Another Grid Problem

Question

There is a maze of size N*M, consisting of unit blocks. At the start Alice has K percentage of energy. Now Alice start from 1 st row and move towards N th row. From the present block she can move to a block in the next row, which is either on right or on left side of the present block. On moving to a block in i th row j th column, her energy will reduce by C(i,j) percent if C(i,j) is greater then 0, else it will be recharged by C(i,j) percent.

For Example if she has 50 percent of energy, on moving to block with C(i,j) = 15, she will have 35 ( 50 -15 ) percent of the it remaining.

Now the task is to find out the status of the Alice energy in the end, if she moves optimally to save maximum energy.

Note : Her energy will not exceed more than 100 percent, and she will not move further if her energy goes down to 0 percent .

EXAMPLE : Let us suppose a grid of 4*4 as follow :

2 -2 2 -2

-2 2 -2 2

1 -1 1 -1

-1 1 -1 1

And if K= 10 meaning she has 10 percent energy at start. then after reaching 4th row she will be having 16 percent energy.One of the optimal move will be <1,2> -> <2,1> -> <3,2> -> <4,1>

Answer 1

Let $f(i, j)$ be the maximum energy obtainable at point $(i, j)$, with $f(i, j) = -\infty$ if we cannot reach $(i, j)$. Then the answer to the problem is $$\max_{1 \leq j \leq M}{f(N, j)}$$

So how do we compute $f(i, j)$? Let's think about the base cases first:

• if $i = 1$, then $f(1, j) = K$, because the only way to arrive at $(1, j)$ is to start from that point.
• if $j < 1$ or $j > N$, then set $f(i, j) = -\infty$ to avoid invalid paths.

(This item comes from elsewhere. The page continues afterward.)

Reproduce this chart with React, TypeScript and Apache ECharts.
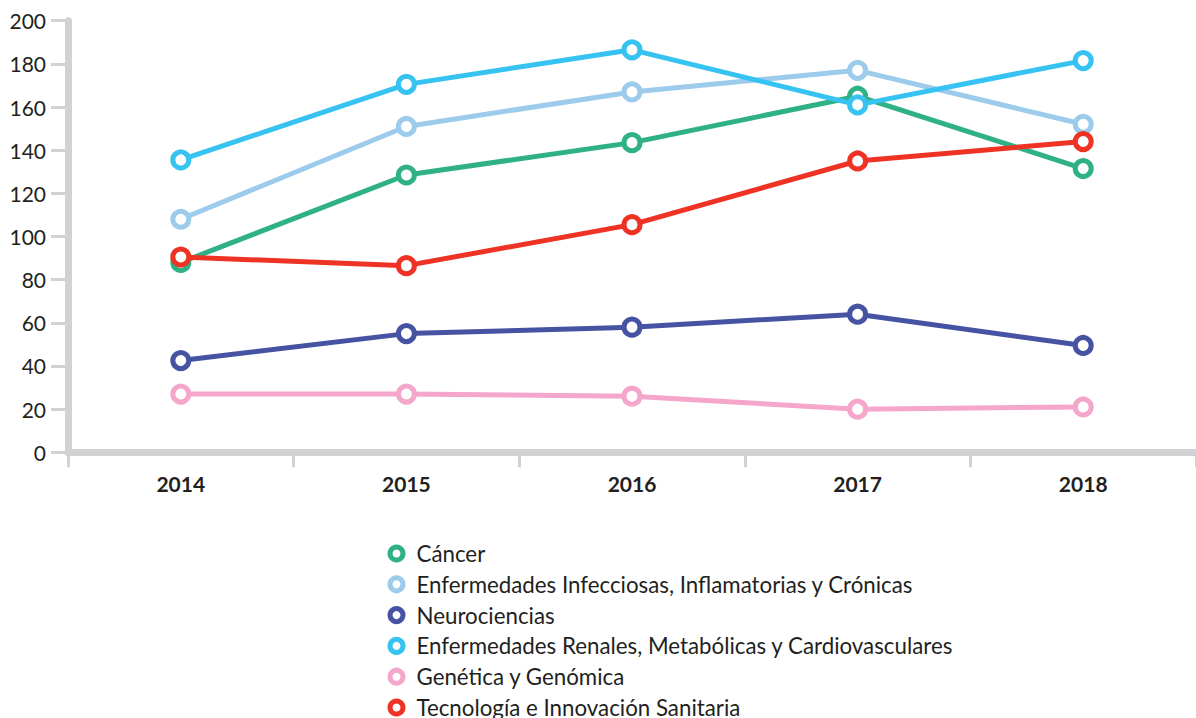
import React, { useEffect, useRef } from "react";
import * as echarts from "echarts";

const years = ["2014", "2015", "2016", "2017", "2018"];
const seriesNames = [
  "Cáncer",
  "Enfermedades Infecciosas, Inflamatorias y Crónicas",
  "Neurociencias",
  "Enfermedades Renales, Metabólicas y Cardiovasculares",
  "Genética y Genómica",
  "Tecnología e Innovación Sanitaria",
];
const cancer = [88, 128.5, 143.5, 165, 131.5];
const infecciosas = [108, 151, 167, 177, 152];
const neuro = [42.5, 55, 58, 64, 49.5];
const renales = [135.5, 170.5, 186.5, 161, 181.5];
const genetica = [27, 27, 26, 20, 21];
const tecnologia = [90.5, 86.5, 105.5, 135, 144];
const colors = ["#2fb185", "#9ccbec", "#4653a3", "#36c3f1", "#f4a6cb", "#ee3325"];
const yTicks = { min: 0, max: 200, interval: 20 };

const FONT = "Lato";

export default function App() {
  const ref = useRef<HTMLDivElement>(null);
  useEffect(() => {
    if (!ref.current) return;
    const chart = echarts.init(ref.current, undefined, { renderer: "svg" });
    const data = [cancer, infecciosas, neuro, renales, genetica, tecnologia];
    chart.setOption({
      animation: false,
      backgroundColor: "#ffffff",
      grid: { left: 68, top: 20.7, bottom: 265.7, right: -7, containLabel: false },
      legend: {
        orient: "vertical",
        left: 387.5,
        top: 542.5,
        height: 190,
        padding: 0,
        itemWidth: 13,
        itemHeight: 13,
        itemGap: 8.8,
        icon: "circle",
        textStyle: {
          fontFamily: FONT,
          fontSize: 22.3,
          color: "#231f20",
          padding: [0, 0, 0, 8.5],
        },
        data: seriesNames.map((n, i) => ({
          name: n,
          itemStyle: { color: "#ffffff", borderColor: colors[i], borderWidth: 5 },
        })),
      },
      xAxis: {
        type: "category",
        data: years,
        boundaryGap: true,
        axisLine: { lineStyle: { color: "#d1d2d4", width: 7 } },
        axisTick: { show: true, length: 15, lineStyle: { color: "#d1d2d4", width: 3 } },
        axisLabel: {
          margin: 21,
          fontFamily: FONT,
          fontSize: 21,
          fontWeight: "bold",
          color: "#231f20",
        },
        splitLine: { show: false },
      },
      yAxis: {
        type: "value",
        min: yTicks.min,
        max: yTicks.max,
        interval: yTicks.interval,
        axisLine: { show: true, lineStyle: { color: "#d1d2d4", width: 7 } },
        axisTick: { show: true, length: 17, lineStyle: { color: "#d1d2d4", width: 3 } },
        axisLabel: {
          margin: 22,
          fontFamily: FONT,
          fontSize: 21,
          color: "#231f20",
        },
        splitLine: { show: false },
      },
      series: seriesNames.map((n, i) => ({
        name: n,
        type: "line",
        data: data[i],
        symbol: "circle",
        symbolSize: 16,
        showSymbol: true,
        lineStyle: { color: colors[i], width: 5 },
        itemStyle: { color: "#ffffff", borderColor: colors[i], borderWidth: 5 },
        emphasis: { disabled: true },
      })),
    });
    return () => chart.dispose();
  }, []);
  return (
    <div
      ref={ref}
      style={{ position: "fixed", left: 0, top: 0, width: 1196, height: 718, overflow: "hidden" }}
    />
  );
}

Now the general case: there are two ways to arrive at $(i, j)$: move from $(i - 1, j - 1)$ or move from $(i - 1, j + 1)$; in both cases we spend (or obtain) $C(i, j)$ energy -making sure we don't exceed 100-, and we choose the one with the maximum energy. Therefore, if we set $$M := \max \{f(i - 1, j - 1) - C(i, j), f(i - 1, j + 1) - C(i, j)\}$$ then $$f(i, j) = \begin{cases} \min \{M, 100\} &\mbox{if } M \geq 0 \\ -\infty &\mbox{if } M < 0\end{cases}$$

Hope that makes sense! To actually make it run in decent time you need to either use memoization or dynamic programming. See this for a slightly different version of this problem.

Answer 2

Here's an "online" method:

Create a circular linked list of length $M+1$ with entries $ K, K, \ldots, K$ and let $p$ point to one entry. (I write $p\to v$ for the value of the node $p$ points to and $p\to n$ for the successor pointer of the node $p$ points to)

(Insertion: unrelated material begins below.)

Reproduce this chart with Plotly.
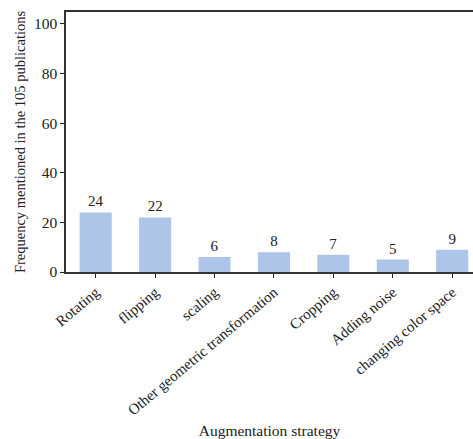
import plotly.graph_objects as go

strategies = ["Rotating", "flipping", "scaling", "Other geometric transformation",
              "Cropping", "Adding noise", "changing color space"]
counts = [24, 22, 6, 8, 7, 5, 9]

FONT = "Liberation Serif"

fig = go.Figure(go.Bar(
    x=list(range(len(strategies))),
    y=counts,
    text=[str(c) for c in counts],
    textposition="outside",
    textfont=dict(family=FONT, size=15, color="#222222"),
    marker=dict(color="#aec5ea", line=dict(width=0)),
    width=0.54,
    cliponaxis=False,
))

fig.update_layout(
    width=473, height=439,
    margin=dict(l=66, r=0, t=12, b=167),
    plot_bgcolor="white", paper_bgcolor="white",
    showlegend=False,
    font=dict(family=FONT, size=15, color="#222222"),
    xaxis=dict(
        range=[-0.5, 6.35],
        automargin=False,
        tickmode="array",
        tickvals=list(range(len(strategies))),
        ticktext=strategies,
        tickangle=-40,
        ticks="outside", ticklen=4, tickcolor="#222222",
        showline=True, linecolor="#333333", linewidth=1.5, mirror=True,
        showgrid=False, zeroline=False,
        tickfont=dict(family=FONT, size=15),
        title=dict(text="Augmentation strategy", font=dict(family=FONT, size=15.5), standoff=8),
    ),
    yaxis=dict(
        range=[0, 104.8],
        automargin=False,
        tickmode="linear", tick0=0, dtick=20,
        ticks="outside", ticklen=4, tickcolor="#222222",
        showline=True, linecolor="#333333", linewidth=1.5,
        showgrid=False, zeroline=False,
        tickfont=dict(family=FONT, size=15.5),
        title=dict(text="Frequency mentioned in the 105 publications",
                   font=dict(family=FONT, size=14.5), standoff=5),
    ),
)

fig.write_html("out.html")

Define $$ f(x,y)=\begin{cases}-1&\text{if }y\le0\text{ or }y-x< 0\\100&\text{if }y-x\ge 100\\y-x&\text{otherwise}\\\end{cases}$$

For $i=1,\ldots, N$,

set $p\to v:=0$, $z=-1$

for $j=1,\ldots,M$,

read $c=C[i,j]$ from input, set $p\to v := \max\{f(c,p\to v),f(c,p\to n\to n\to v)\}$, set $z:=\max\{z,p\to v\}$, set $p:=p\to n$

output $z$.

Note that this will output $-1$ if Alice "starves" on her way before reaching the last row at all and it will output $0$ if she reaches the last row on the last drop of energy.